Ainda assim, o mecanismo de reeleição aprovado é um recuo em relação ao texto geral da Carta, que não impunha limites ao número de mandatos consecutivos. A aprovação, porém, contradiz afirmações tanto do vice-presidente Álvaro García Linera à Folha como de dirigentes do governista MAS (Movimento ao Socialismo), que declararam preferir ver o tema ser submetido a referendo próprio.
Os 411 artigos da nova Carta foram referendados por dois terços dos presentes na sessão em Oruro: a esmagadora maioria do MAS (130 dos 160 assembleístas presentes) e aliados menores. O maior partido de oposição, o Podemos, não participou da sessão -só quatro dissidentes foram-, ao contrário do também oposicionista União Nacional (sete integrantes votaram ontem).

Meses de conflito
A maratona deste fim de semana para a aprovação da nova Constituição coroa um processo de quase um ano e meio de disputa entre oposição e governo marcado por episódios de violência. Há duas semanas, em sessão na cidade de Sucre, sede original da Assembléia, três pessoas morreram em confrontos entre manifestantes pró e contra Morales.
Após meses de paralisia da Constituinte devido a protestos da população de Sucre, que defendia que a cidade fosse reconhecida capital do país -sentimento aproveitado pela oposição-, os governistas aprovaram o texto geral em um quartel da cidade, cercado por simpatizantes. Na sessão, só o sumário da nova Constituição foi lido, e mudou-se a toque de caixa o regulamento.
Na noite do último sábado, a situação se repetiu em Oruro, reduto de Morales escolhido como sede da Assembléia na madrugada de sexta. Um grupo de apoiadores do governo cercou o Centro de Convenções da Universidade de Oruro. Com explosões de dinamite e ameaças, os manifestantes praticamente impediram que se deixasse do prédio após as 2h.
Dentro do edifício, a sessão se arrastou durante toda a noite de sábado e a manhã de ontem -o governo corria contra o tempo porque a convocação da Assembléia expira no dia 14.

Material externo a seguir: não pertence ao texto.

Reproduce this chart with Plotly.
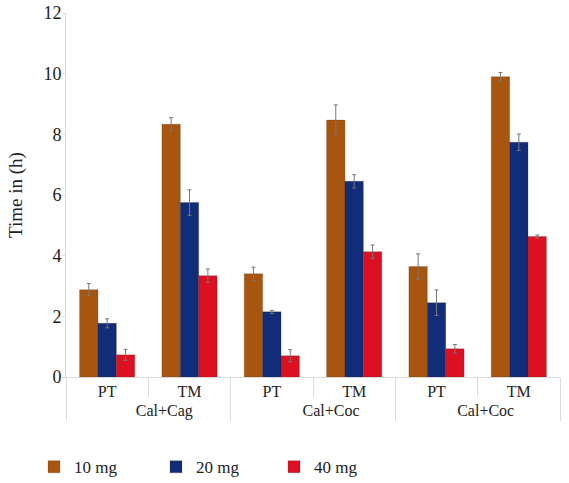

Os governistas começaram a leitura dos artigos seguida pela aprovação por aclamação, sem respeito a "pedidos de palavra" dos constituintes. Um grupo do Podemos entrou no prédio gritando que a sessão era "ilegal"". Após momentos de tensão, a mesa diretora da Assembléia voltou ao regulamento e passou à leitura dos 411 artigos, divididos em cinco blocos, com debate dos assembleístas.

Latifúndio
Por vezes confusa e tentando acelerar a votação, a presidente da Assembléia, Silvia Lazarte, foi responsável por momentos cômicos: "Rápidos, violentos!", gritava para que os constituintes levantassem a mão. A aprovação de todos os temas foi praticamente automática, à exceção do artigo que contemplaria a demanda de Sucre para ser reconhecida como capital. A apresentação da proposta causou furor entre os assembleístas de La Paz, hoje sede dos poderes Executivo e Legislativo.
Após horas de negociação, Sucre foi reconhecida a capital. La Paz exigiu a aprovação de um artigo que torna crime de "traição da pátria" qualquer intento de "dividir o país" -a meta é impedir um referendo para decidir qual cidade deve ser a capital plena da Bolívia. Como o texto é vago, a confusão em torno do tema deve continuar.
Os governistas também apresentaram duas propostas para a definição de latifúndio (se maior que 5.000 ha ou 10 mil ha). Não houve maioria de dois terços, e o tema vai a referendo independente, antes de o texto completo da Carta ser submetido a consulta.
O referendo do latifúndio foi uma estratégia do MAS para levar adiante a aprovação da Carta. Sem consulta específica, eles teriam de aprovar o texto, por lei, com o voto de 170 dos 255 constituintes -meta impossível sem a participação expressiva do Podemos e do MNR (Movimento Nacional Revolucionário), que boicotam a Assembléia por considerá-la ilegal.